In one of the most ignominious games in history, the LA Lakers defeated themselves out of the playoffs.  It was Phil Jackson's likely last game as a coach, and like Michael Jordan's actual last game as a player, it was a game nobody would want to remember. 

But there's this keeper of a portrait of Phil Jackson in 2011 by Bill Simmons that is the entire excuse for this post.  It's one of the best pieces I've read recently on any topic.

As for the NBA, I'm interested enough to watch the scores and highlights, and I might even watch game 7 of the Bulls-Heat series if it comes to that.  Before it started it seemed to me that the only chance the Bulls had was for the series to go 7, and that's still probably their best chance.  But while winning the first game (as the Bulls did, decisively) is usually important this late in the playoffs, and of course winning the seventh is the decider, the crucial games in how a seven game series goes are usually games 2 and 5.   If the first game winner takes game 2 as well, they will be hard to beat, especially because it means the loser's adjustments didn't work, and that could be fatal.  (Usually in a tight series the loser adjusts for the next game--which is why home court is crucial, and the Bulls have it.)  And especially when the series is tied, the team that wins 5 often wins 7.  So there's a long way to go, and the Heat have the m.o. of looking terrible in losses and unbeatable in wins. 

So just to be clear, I'm rooting for Chicago all the way.  If they can beat the Heat, they can beat the Mavs or the Thunder.  (But what if it's Heat v.

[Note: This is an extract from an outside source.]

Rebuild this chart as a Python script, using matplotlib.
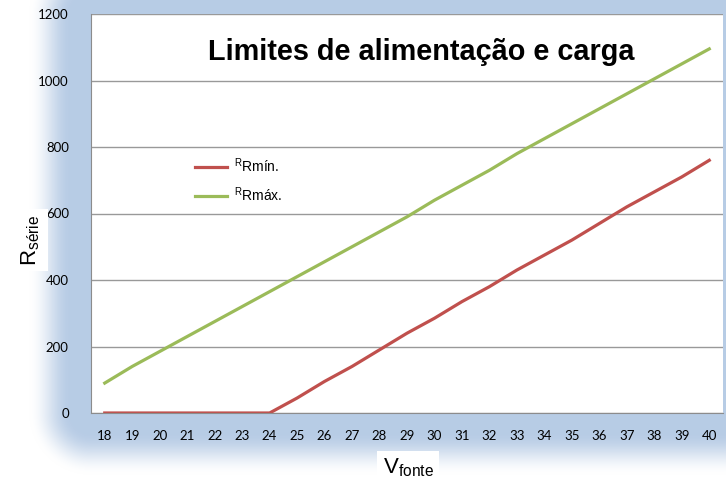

Thunder?  The All-Climate Championship?)    

Tuesday, April 05, 2011

Take That, ESPN

You picked Kentucky, which didn't make it to the finals.  I picked Connecticut.  Connecticut won.

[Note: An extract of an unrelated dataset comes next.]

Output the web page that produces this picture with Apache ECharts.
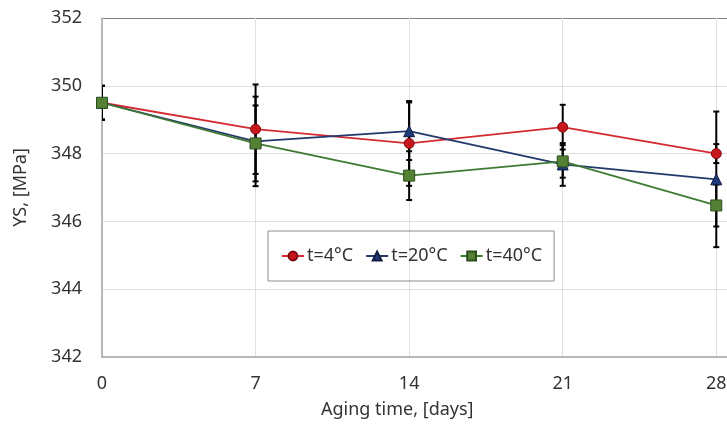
<!DOCTYPE html>
<html>
<head>
<meta charset="utf-8">
<script src="https://cdn.jsdelivr.net/npm/echarts@6/dist/echarts.min.js"></script>
<style>html,body{margin:0;padding:0;background:#fff;overflow:hidden}#c{width:727px;height:429px}</style>
</head>
<body>
<div id="c"></div>
<script>
const days = [0, 7, 14, 21, 28];
const seriesNames = ['t=4°C', 't=20°C', 't=40°C'];
const ys4 = [349.5, 348.72, 348.30, 348.78, 348.00];
const ys20 = [349.5, 348.36, 348.66, 347.68, 347.24];
const ys40 = [349.5, 348.30, 347.35, 347.77, 346.47];
const err4 = [0.5, 1.32, 1.25, 0.66, 0.28];
const err20 = [0.5, 1.32, 0.85, 0.63, 2.0];
const err40 = [0.5, 1.12, 0.72, 0.48, 0.62];
const yTicks = [342, 344, 346, 348, 350, 352];

const FONT = 'Noto Sans';
const chart = echarts.init(document.getElementById('c'));

function pairs(vals) { return days.map((d, i) => [d, vals[i]]); }
function errData(vals, errs) { return days.map((d, i) => [d, vals[i] - errs[i], vals[i] + errs[i]]); }

function errSeries(vals, errs) {
  return {
    type: 'custom',
    z: 1,
    clip: true,
    silent: true,
    data: errData(vals, errs),
    renderItem: function (params, api) {
      const x = api.value(0);
      const lo = api.coord([x, api.value(1)]);
      const hi = api.coord([x, api.value(2)]);
      const w = 3;
      const style = { stroke: '#000', lineWidth: 2 };
      return {
        type: 'group',
        children: [
          { type: 'line', shape: { x1: lo[0], y1: lo[1], x2: hi[0], y2: hi[1] }, style: style },
          { type: 'line', shape: { x1: lo[0] - w, y1: lo[1], x2: lo[0] + w, y2: lo[1] }, style: style },
          { type: 'line', shape: { x1: hi[0] - w, y1: hi[1], x2: hi[0] + w, y2: hi[1] }, style: style }
        ]
      };
    }
  };
}

function lineSeries(name, vals, lineColor, fill, border, symbol, size) {
  return {
    name: name,
    type: 'line',
    z: 3,
    data: pairs(vals),
    symbol: symbol,
    symbolSize: size,
    clip: false,
    lineStyle: { color: lineColor, width: 1.8 },
    itemStyle: { color: fill, borderColor: border, borderWidth: 1 }
  };
}

chart.setOption({
  animation: false,
  textStyle: { fontFamily: FONT },
  grid: { left: 102, width: 645, top: 18, bottom: 72, outerBoundsMode: 'none', containLabel: false },
  legend: {
    left: 268,
    top: 231,
    padding: [16, 12, 16, 13],
    borderColor: '#8c8c8c',
    borderWidth: 1,
    itemWidth: 22,
    itemHeight: 11,
    itemGap: 12,
    textStyle: { fontFamily: FONT, fontSize: 18, color: '#333', padding: [0, 0, 0, -2] },
    data: seriesNames
  },
  xAxis: {
    type: 'value',
    min: 0,
    max: 29.4,
    interval: 7,
    axisLine: { show: true, lineStyle: { color: '#a6a6a6', width: 1.5 } },
    axisTick: { show: false },
    axisLabel: { fontFamily: FONT, fontSize: 18, color: '#333', margin: 18, showMaxLabel: false },
    splitLine: { show: true, lineStyle: { color: '#e0e0e0', width: 1 } }
  },
  yAxis: {
    type: 'value',
    min: yTicks[0],
    max: yTicks[yTicks.length - 1],
    interval: 2,
    name: 'YS, [MPa]',
    nameLocation: 'middle',
    nameGap: 72,
    nameTextStyle: { fontFamily: FONT, fontSize: 18, color: '#333' },
    axisLine: { show: true, lineStyle: { color: '#a6a6a6', width: 1.5 } },
    axisTick: { show: false },
    axisLabel: { fontFamily: FONT, fontSize: 18, color: '#333', margin: 20 },
    splitLine: { show: true, lineStyle: { color: ['#e0e0e0', '#e0e0e0', '#e0e0e0', '#e0e0e0', '#e0e0e0', '#808080'], width: 1 } }
  },
  graphic: [{
    type: 'text',
    left: 321,
    top: 401,
    style: { text: 'Aging time, [days]', fontFamily: FONT, fontSize: 18, fill: '#333' }
  }],
  series: [
    errSeries(ys4, err4),
    errSeries(ys20, err20),
    errSeries(ys40, err40),
    lineSeries(seriesNames[0], ys4, '#d42a2f', '#c8161d', '#7a0a0e', 'circle', 10),
    lineSeries(seriesNames[1], ys20, '#23396b', '#1f3a78', '#101d40', 'triangle', 11),
    lineSeries(seriesNames[2], ys40, '#3f7a33', '#548235', '#2e4d1f', 'rect', 11)
  ]
});
</script>
</body>
</html>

A great college sports story, too: Connecticut's 11 straight post-season wins, including 5 victories in 5 days in the Big East tournament.

But turns out that following conventional wisdom on women's NCAA bball is just as dangerous.  Both the prohibitive favorites, Stanford and UConn, lost in the semi-finals, on the same day.  Now it's Notre Dame v. Texas A&M.  I'm picking Notre Dame.  Also rooting for them.